REVIEW
THE ALLURE OF VENICE
WHISTLER HOUSE MUSEUM OF ART
243 WORTHEN STREET
LOWELL, MASSACHUSETTS
THROUGH JUNE 23
Whistler House Museum of Art, in partnership with Fry Fine Art, is presenting a special exhibit of paintings by underappreciated late 19th century New England artist Walter Franklin Lansil. “Allure of Venice” presents 70 paintings depicting the lagoon, canals and architecture of Venice, one of the world’s great cultural sites.
Venice’s fabled appeal to artists and writers begins with the city’s unique history. For centuries, the Republic of Venice, ruled by an extremely wealthy and powerful merchant class, was an economic powerhouse, serving as an essential link in the trade routes between Europe and Asia. During the 15th and 16th centuries, patronage of the arts became an active competition among the rich, with individuals, families and the Republic’s government vying for the public notoriety that came with art patronage. The result was a city laden with extraordinary paintings, architecture and music.
Even after Venice’s commercial prosperity and political powers had substantially declined in the late 1700s, its cultural clout remained. It was a magnet for American and European artists and writers attracted to the city’s abundance of ornate building facades, its frescoes and paintings in public buildings, churches and palaces and the splendid reflections in its lagoon and canals.

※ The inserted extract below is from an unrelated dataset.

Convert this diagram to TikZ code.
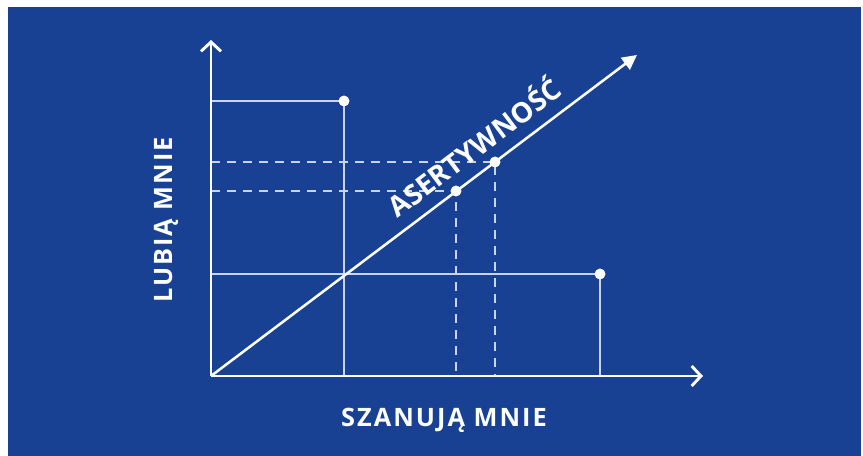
\documentclass[tikz,border=0pt]{standalone}
\usepackage{fontspec}
\newfontfamily\capsfont{Open Sans}[LetterSpace=8]
\newfontfamily\slantfont{Open Sans}
\usetikzlibrary{arrows.meta}
\definecolor{bgblue}{RGB}{24,65,147}
\definecolor{guide}{RGB}{205,212,232}
\tikzset{
  axis/.style={line width=2.2pt, white, -{Straight Barb[length=7pt, width=15pt]}},
  diag/.style={line width=1.9pt, white, -{Triangle[length=11pt, width=11pt]}},
  guideline/.style={line width=1.5pt, guide},
  guidedash/.style={guideline, dash pattern=on 7pt off 5pt},
  dot/.style={circle, fill=white, inner sep=0pt, minimum size=8pt},
  axislabel/.style={white, inner sep=0pt, font=\capsfont\bfseries\fontsize{19}{22}\selectfont},
  diaglabel/.style={white, inner sep=0pt, font=\slantfont\bfseries\fontsize{21}{24}\selectfont},
}
\begin{document}
\begin{tikzpicture}[x=0.75pt, y=-0.75pt]
\useasboundingbox (0,0) rectangle (863,456);
\fill [bgblue] (8,7) rectangle (861,456);

\coordinate (O) at (211,376);
\coordinate (ytip) at (211,40);
\coordinate (xtip) at (703,376);
\coordinate (dtip) at (637,55);

\node [dot] (A) at (344,101) {};
\node [dot] (B) at (600,274) {};
\node [dot] (C) at (456,191) {};
\node [dot] (D) at (495,162) {};

% solid guides
\draw [guideline] (A -| O)--(A.center)--(A |- O);
\draw [guideline] (B -| O)--(B.center)--(B |- O);
% dashed guides
\draw [guidedash] (C -| O)--(C.center)--(C |- O);
\draw [guidedash] (D -| O)--(D.center)--(D |- O);

\draw [axis] (O)--(ytip);
\draw [axis] (O)--(xtip);
\draw [diag] (O)--(dtip);

\node [dot] at (A) {};
\node [dot] at (B) {};
\node [dot] at (C) {};
\node [dot] at (D) {};

\node [diaglabel, rotate=37] (asert) at (473,146) {ASERTYWNOŚĆ};
\node [axislabel, rotate=90] (lubia) at (166,220) {LUBIĄ MNIE};
\node [axislabel] (szanuja) at (444,420) {SZANUJĄ MNIE};
\end{tikzpicture}
\end{document}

John Singer Sargent, Childe Hassam and Maurice Prendergast, already established artists, were among the prominent Americans who painted in Venice. In 1879, James McNeill Whistler was commissioned by the Fine Art Society of London to produce a set of 12 etchings of Venice, a grouping of prints that would be considered unprecedented in their originality and instrumental in understanding Whistler’s genius as a printmaker. (The Whistler House Museum is his birthplace.)